On Wed, 2009-02-11 at 22:47 +0000, Joseph S. Myers wrote:
> On Wed, 11 Feb 2009, Janis Johnson wrote:
> 
> > I'm rewriting function interpret_float_suffix in libcpp/expr.c to fix
> > suffixes in decimal float literal constants for c/33466.  While I'm at
> > it I'm fixing suffixes for fixed-point literal constants.  Currently for
> > fixed-point GCC accepts any ordering of the letters in the suffix.  The
> > technical report (N1169) gives specific strings, not individual letters
> > that can be used in any order.  That seems like something obvious to fix
> > but I thought I'd mention it in case they really should be accepted in
> > any order.
> 
> I believe you should follow the formal syntax, 6.4.4.2a (at least in 
> N1275, the most recent version I know of, on page 16 of that document).  
> This does not allow them in multiple orders.  It uses long-suffix from the 
> C99 syntax.

Thanks for the reference.  I had been looking earlier in the document
at a table of suffixes, but this section makes it clear.
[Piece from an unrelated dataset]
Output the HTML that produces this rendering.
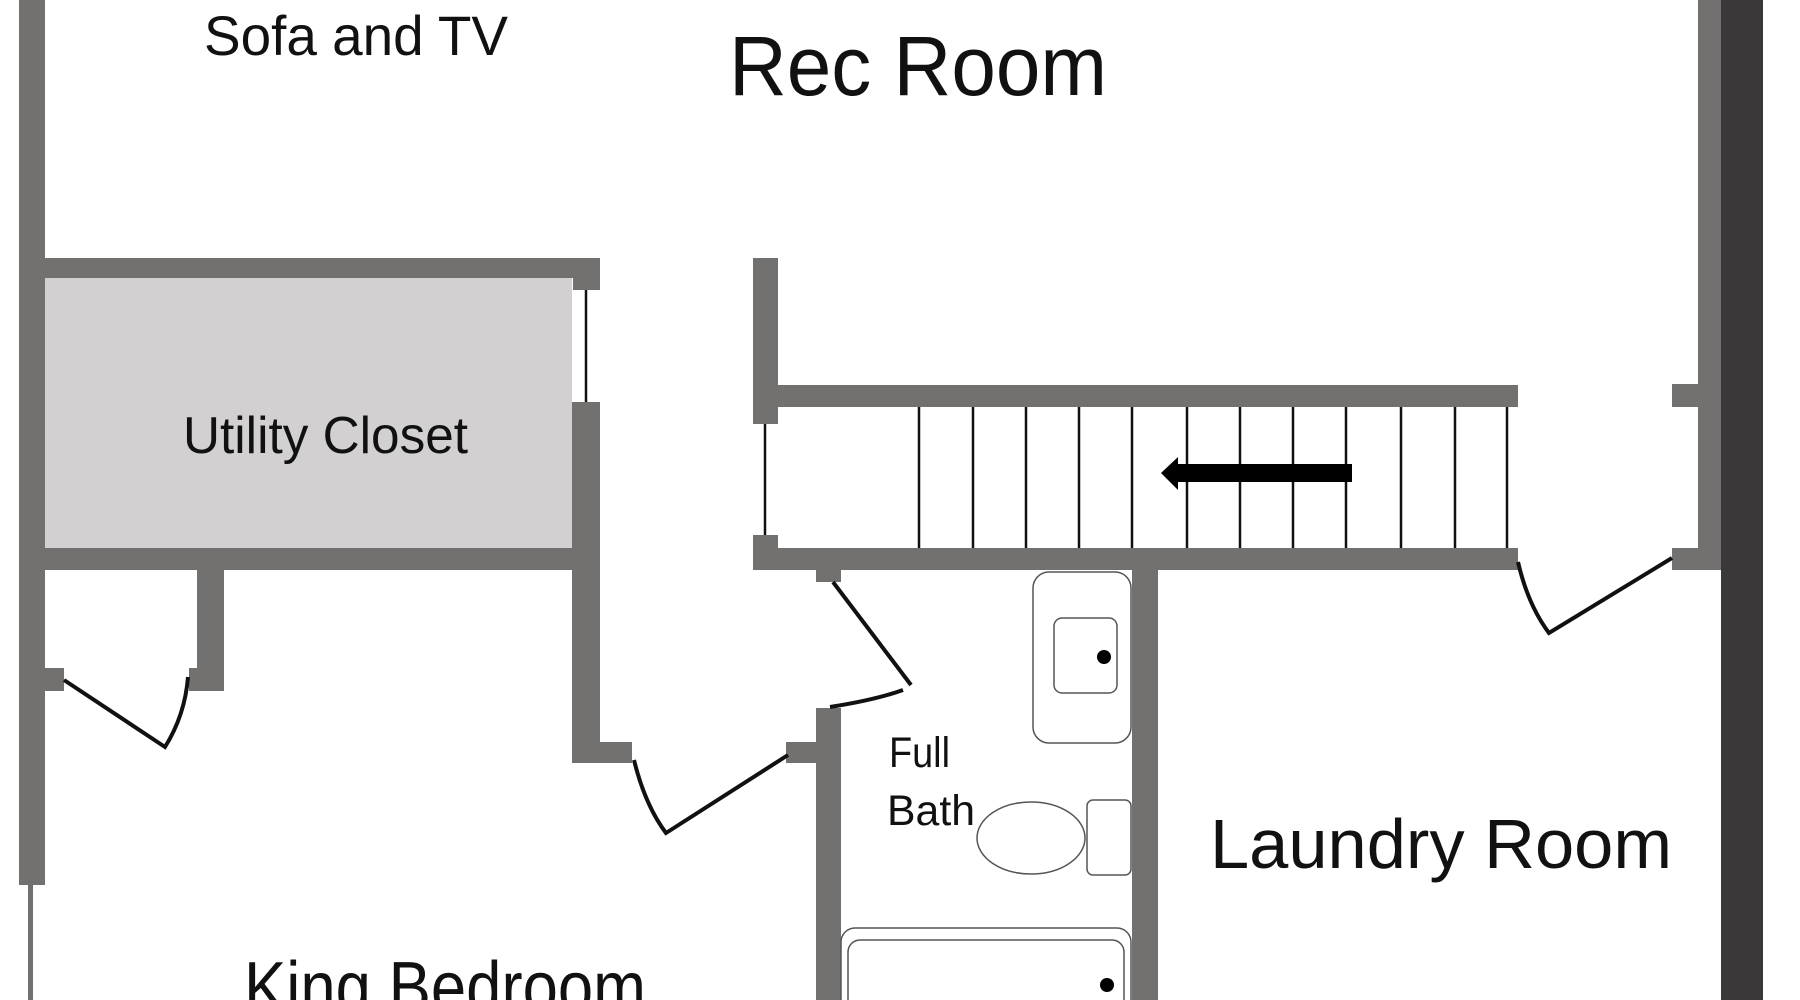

> > My question, though, is about the case of the letters in the suffixes.
> > N1169 says "note that the suffix is case insensitive"; should I take
> > that literally and allow any mix of cases (as GCC currently does), or
> > require that the same case be used within a particular suffix?
> 
> The syntax allows a mix of cases.

Yes, that's also clear in the section you referenced.

> > GCC accepts ll or LL, but not lL or Ll, in fixed-point suffixes.  These
> > are not in N1169; is there a later draft TR that includes them or are
> > they simply a GNU extension on top of the draft TR?
> 
> I presume the extension is to add long-long-suffix somewhere in the 
> syntax, which means ll or LL but not lL or Ll because those aren't in C99 
> which defines long-long-suffix.

That makes sense, I'll go with that.